Thursday, April 8, 2010

Coots Matthews, Cantankerous Hellfighter,...

...Dies at 86. It's hard to improve on that headline in today's Times. But there's more, much more:

A joke has it that St. Peter was showing a Texan around heaven, with the Texan claiming that everything he saw was better in Texas. St. Peter tired of the routine and pointed to the fire of hell. “Do you have anything like that in Texas?” he asked. The Texan said no, then added, “But there are a couple good old boys in Houston who can put it out for you.”

Those good old boys would have been Boots Hansen and Coots Matthews, who worked with the celebrated oilfield firefighter Red Adair, then started their own company, Boots & Coots, to become legends themselves in the business of fighting oil well fires. All three were technical advisers and inspirations for characters in the 1968 movie “Hellfighters.”John Wayne portrayed Mr. Adair.

Mr. Matthews, like his colleagues, was an expert in the perilous art of detonating dynamite in oil well infernos to starve the fire of oxygen, thereby killing it. Real hellfighters insist on the word “kill” over wimpier alternatives like “extinguish.”

Awesome!

Among thousands of calamities, Mr. Matthews survived the simultaneous blowout of 14 wells in the North Sea; 700 oil well fires in Iraq in 1991; and a broken leg, which made him an inch shorter on the left side. He and Boots, or Asger Hansen, helped Mr. Adair put out one of the most famous oil well fires in history. The blaze, in Algeria in 1962, came to be called the Devil’s Cigarette Lighter.

Cool!

Mr. Matthews’s daughter said her father had never denied fear.
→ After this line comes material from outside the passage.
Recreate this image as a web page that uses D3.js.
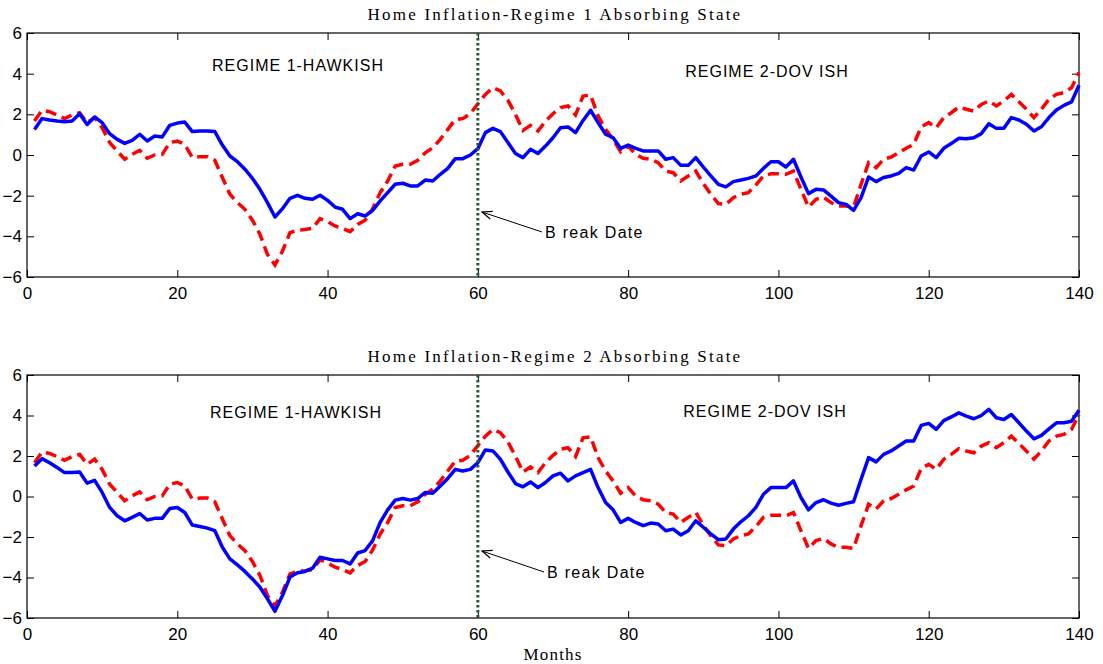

“You respect the things you fear,” he would say, “and that respect can save your life.”

But fear was not something Coots Matthews often displayed. His daughter characterized him as a “barroom brawler” and “hell on wheels,” who “too often let his fists do the talking.”

That's probably how people will describe me after I die.

In 1942, he joined the Army Air Forces and became a tail gunner on a B-17 Flying Fortress. His plane was shot down on his first mission, but he went on to fly many more.

Of course he did!

After the war, Mr. Matthews opened a beer joint in Houston called Cabin in the Pines. It was fun, but not profitable. So he took a job working in oil field services for Halliburton, an industry giant. After 10 years, he was fired for crashing seven company cars.

Seven? Wouldn't you say something to him after two or three?

Mr. Matthews was married four times to two women. “I’ll let you figure it out,” his daughter said with a laugh.

And finally,

Perhaps Mr. Matthews’s most harrowing experience was when a piece of a crane fell on his leg, pinning him, while a poisonous gas well was spewing, his daughter recalled. Mr. Adair grabbed an ax to whack off Mr. Matthews’s leg. At the last moment, though, Mr. Matthews summoned his strength and jerked his leg free.

He later asked Mr. Adair if he would really have done it. Mr. Adair replied, “A one-legged Coots is better than no Coots at all.”